Let’s all marvel at the fact that this blaxploitation horror flick is rated PG which was much more lenient during this era. While the boom mics are either hovering in the frame or muzzled with echoes around Count Dracula’s (Charles Macaulay) opulent manor in Transylvania, the frugal sound design is the only AIP aspect of this surprisingly baroque, sophisticated production.
Meanwhile, William Crain tackles some astute social commentary into the Dracula lore with Prince Mamuwalde (William Marshall) beseeching the bloodsucker to cease the slave trade in his homeland. Along with Macaulay, the caliber of thespian prowess by Marshall is royally grandiloquent. The Saul Bass animation during the opening credits is almost a parody with a bat flapping around while disco music serenades the spookiness.
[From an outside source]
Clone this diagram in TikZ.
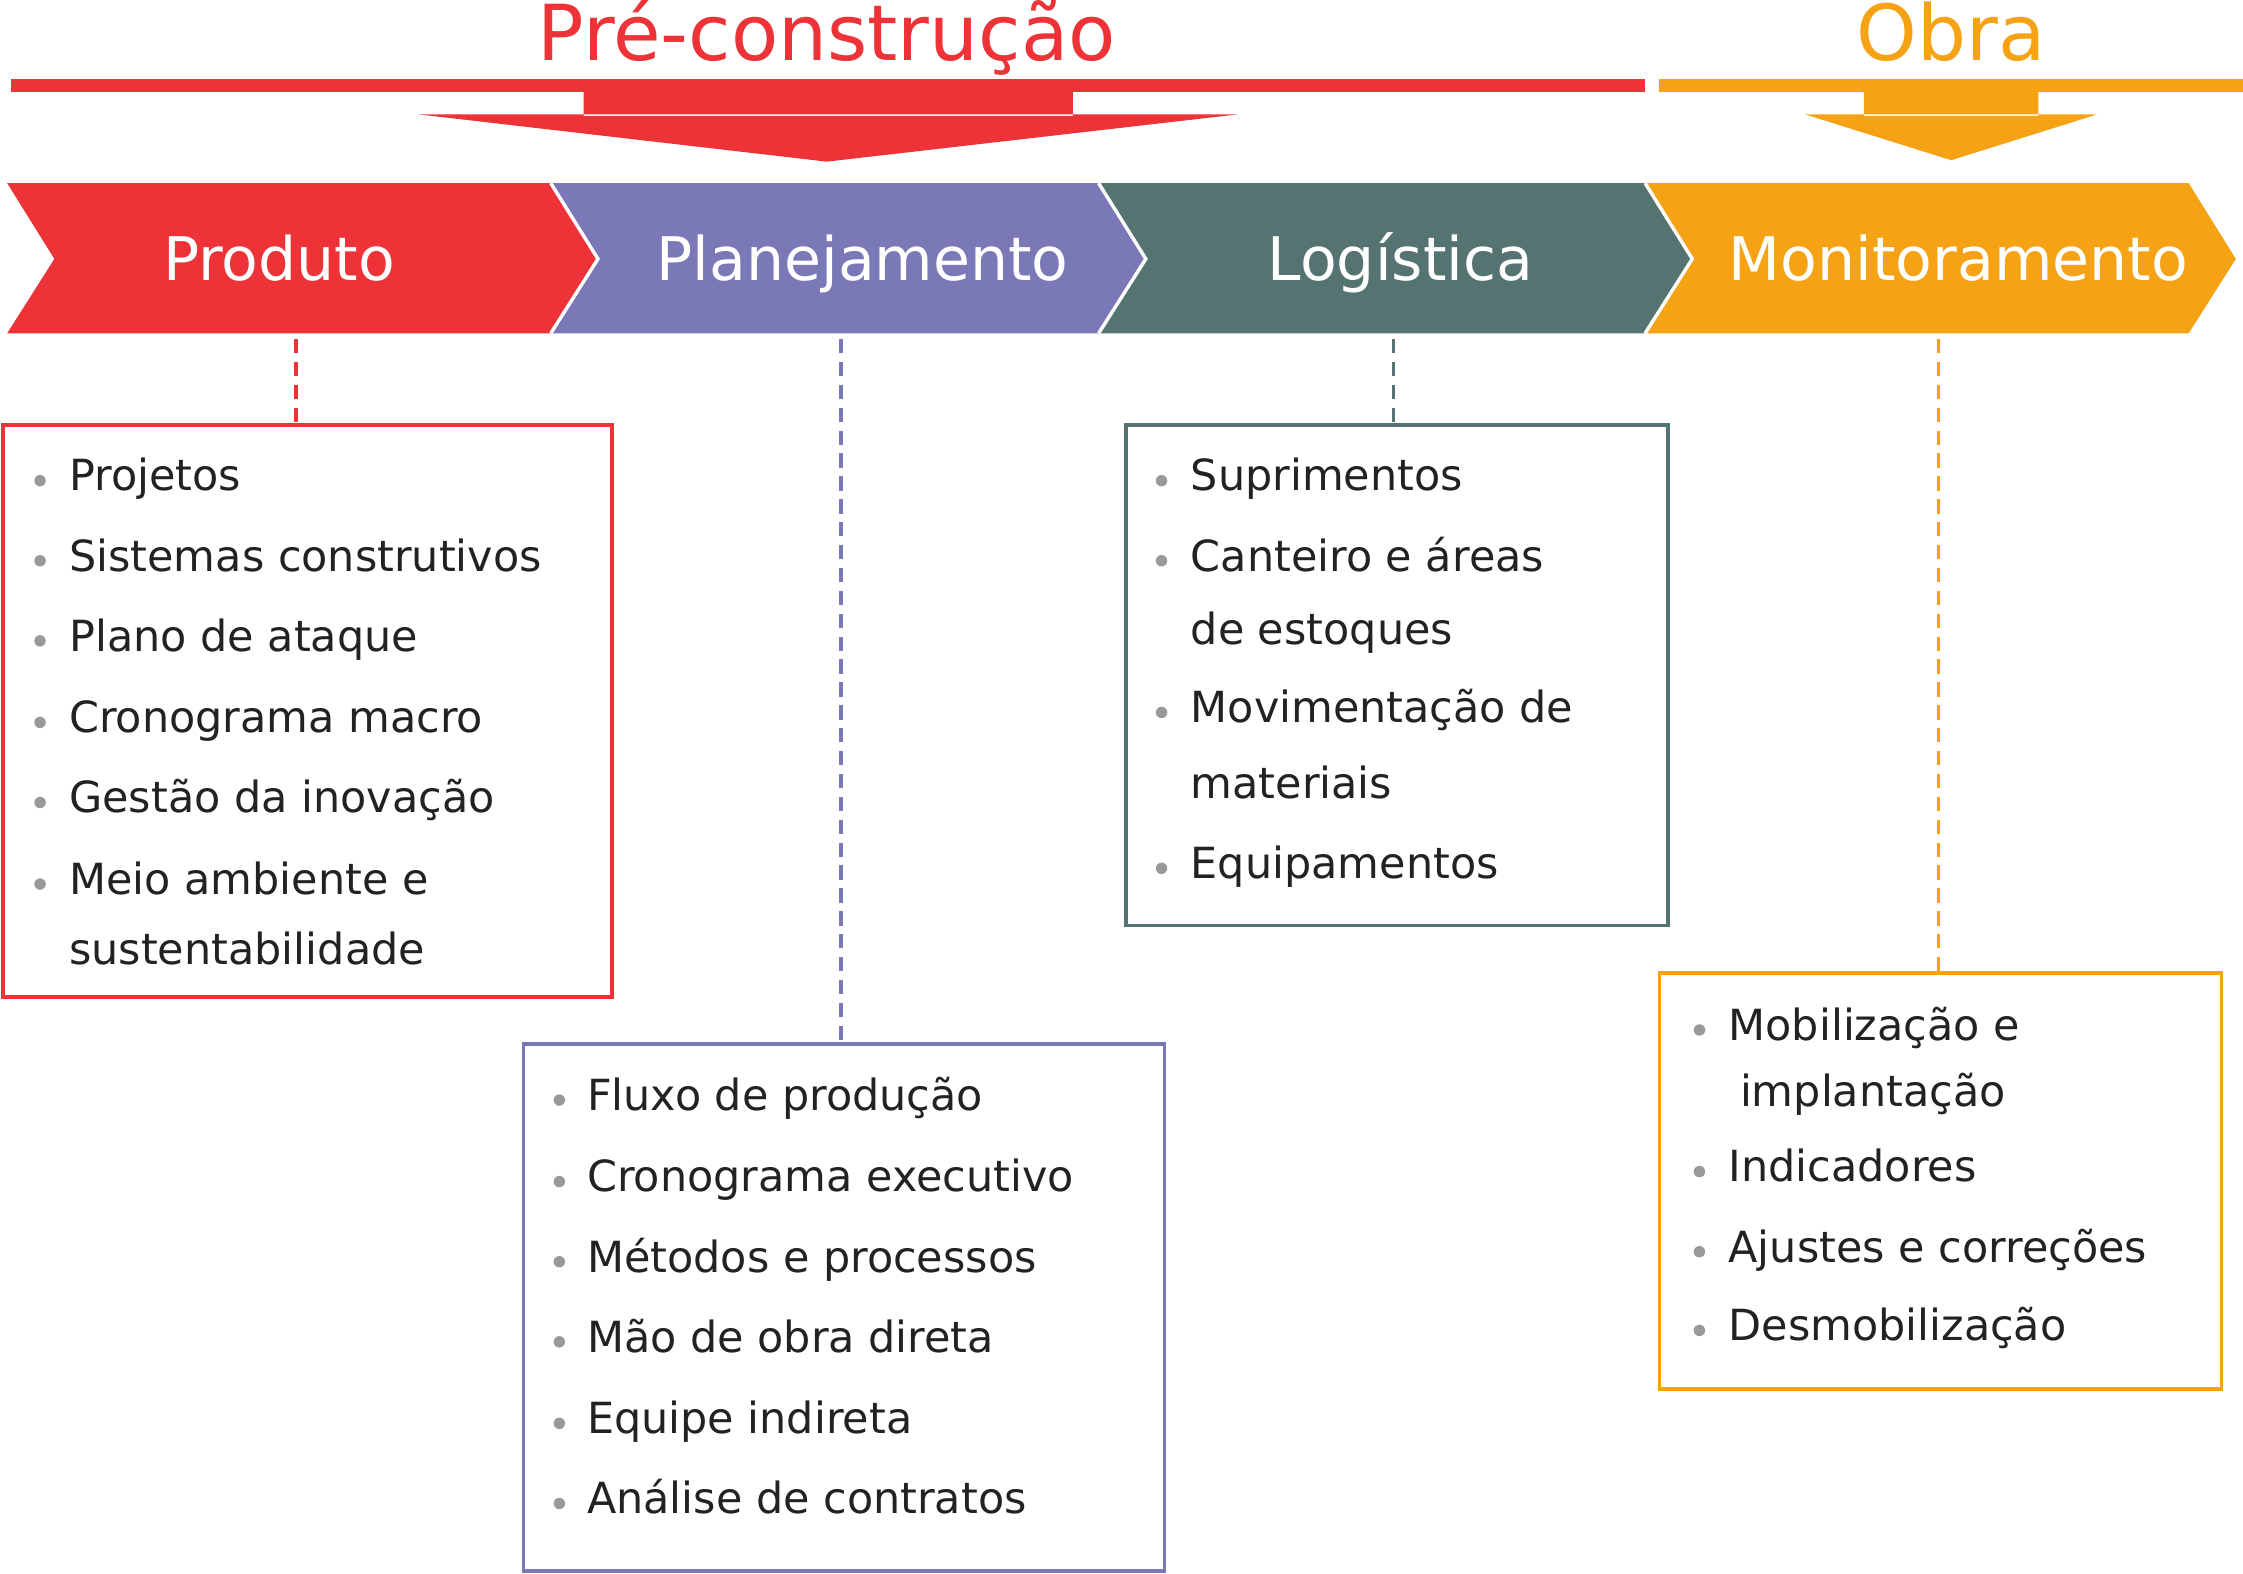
\documentclass[tikz,border=0pt]{standalone}
\usepackage{fontspec}
\setmainfont{DejaVu Sans}
\definecolor{cred}{HTML}{EE3338}
\definecolor{cpur}{HTML}{7B78B8}
\definecolor{cteal}{HTML}{557370}
\definecolor{corg}{HTML}{F5A214}
\definecolor{ctxt}{HTML}{222222}
\begin{document}
\begin{tikzpicture}[x=0.5pt,y=-0.5pt,
  head/.style={text=white,anchor=base,font=\fontsize{21}{24}\selectfont},
  item/.style={anchor=west,text=ctxt,font=\fontsize{15}{18}\selectfont,inner sep=0},
  bul/.style={circle,fill=gray!80,inner sep=0,minimum size=4pt},
  conn/.style={dashed,line width=1.2pt,dash pattern=on 5pt off 3pt},
  box/.style={line width=1.3pt}]
\useasboundingbox (0,0) rectangle (1568,1100);
% top arrows
\fill[cred] (8,55) rectangle (1150,64);
\fill[cred] (408,63) rectangle (750,81) (293,80) -- (865,80) -- (578,113) -- cycle;
\fill[corg] (1160,55) rectangle (1568,64);
\fill[corg] (1303,63) rectangle (1425,81) (1262,80) -- (1466,80) -- (1364,112) -- cycle;
\node[text=cred,anchor=base,inner sep=0,font=\fontsize{27}{30}\selectfont] (t1) at (578,42) {Pré-construção};
\node[text=corg,anchor=base,inner sep=0,font=\fontsize{27}{30}\selectfont] (t2) at (1364,42) {Obra};
% chevrons
\fill[cred] (5,128) -- (385,128) -- (418,181) -- (385,233) -- (5,233) -- (38,181) -- cycle;
\fill[cpur] (385,128) -- (768,128) -- (801,181) -- (768,233) -- (385,233) -- (418,181) -- cycle;
\fill[cteal] (768,128) -- (1150,128) -- (1183,181) -- (1150,233) -- (768,233) -- (801,181) -- cycle;
\fill[corg] (1150,128) -- (1530,128) -- (1563,181) -- (1530,233) -- (1150,233) -- (1183,181) -- cycle;
\draw[white,line width=1.2pt] (385,128) -- (418,181) -- (385,233) (768,128) -- (801,181) -- (768,233) (1150,128) -- (1183,181) -- (1150,233);
\node[head] (h1) at (195,196) {Produto};
\node[head] (h2) at (603,196) {Planejamento};
\node[head] (h3) at (979,196) {Logística};
\node[head] (h4) at (1369,196) {Monitoramento};
% boxes
\draw[box,cred] (2,297) rectangle (428,697);
\draw[box,cpur] (366,730) rectangle (814,1098);
\draw[box,cteal] (787,297) rectangle (1166,647);
\draw[box,corg] (1160,680) rectangle (1553,971);
\coordinate (c1a) at (207,237); \coordinate (c1b) at (207,296);
\coordinate (c2a) at (588,237); \coordinate (c2b) at (588,729);
\coordinate (c3a) at (974,237); \coordinate (c3b) at (974,296);
\coordinate (c4a) at (1355,237); \coordinate (c4b) at (1355,679);
\draw[conn,cred] (c1a) -- (c1b);
\draw[conn,cpur] (c2a) -- (c2b);
\draw[conn,cteal] (c3a) -- (c3b);
\draw[conn,corg] (c4a) -- (c4b);
% items red
\foreach \y/\t [count=\i] in {336/Projetos,392/Sistemas construtivos,448/Plano de ataque,505/Cronograma macro,561/Gestão da inovação,618/Meio ambiente e}
  {\node[bul] (rb\i) at (28,\y) {}; \node[item] (ri\i) at (48,\y) {\strut\t};}
\node[item] (ri7) at (48,667) {\strut sustentabilidade};
% items purple
\foreach \y/\t [count=\i] in {769/Fluxo de produção,826/Cronograma executivo,882/Métodos e processos,938/Mão de obra direta,995/Equipe indireta,1051/Análise de contratos}
  {\node[bul] (pb\i) at (391,\y) {}; \node[item] (pi\i) at (410,\y) {\strut\t};}
% items teal
\foreach \y/\t [count=\i] in {336/Suprimentos,392/Canteiro e áreas,498/Movimentação de,607/Equipamentos}
  {\node[bul] (tb\i) at (812,\y) {}; \node[item] (ti\i) at (832,\y) {\strut\t};}
\node[item] (ti5) at (832,443) {\strut de estoques};
\node[item] (ti6) at (832,551) {\strut materiais};
% items orange
\foreach \y/\t [count=\i] in {720/Mobilização e,819/Indicadores,875/Ajustes e correções,930/Desmobilização}
  {\node[bul] (ob\i) at (1188,\y) {}; \node[item] (oi\i) at (1208,\y) {\strut\t};}
\node[item] (oi5) at (1216,766) {\strut implantação};
\end{tikzpicture}
\end{document}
Crain is refreshingly tongue-in-cheek about the taboos intermingling with Bram Stoker such as the homosexual interior decorators drolly salivating over the “camp” appeal of Dracula’s furnishings. The splotches of facial hair and bushy eyebrows during his vampire cravings would look fatuous on another actor yet Marshall is too glamorous to be a victim of crass make-up.
It is sensationally odious and prejudiced nowadays but the mortician’s “rudest nigger I’ve ever met” reply to a pathologist is side-splitting. As with most financially conservative affairs, the focus suddenly becomes fuzzy occasionally and the movie halts midway for a soul singer performance. However, technical gaffes only amplify the film’s irrepressible charm.
Marshall expertly equiparates the balance beam between winsome, tragically forlorn aristocracy and sanguinary, guttural fiend with protruding fangs. Without him, it would be glacial dreck for the black demographic.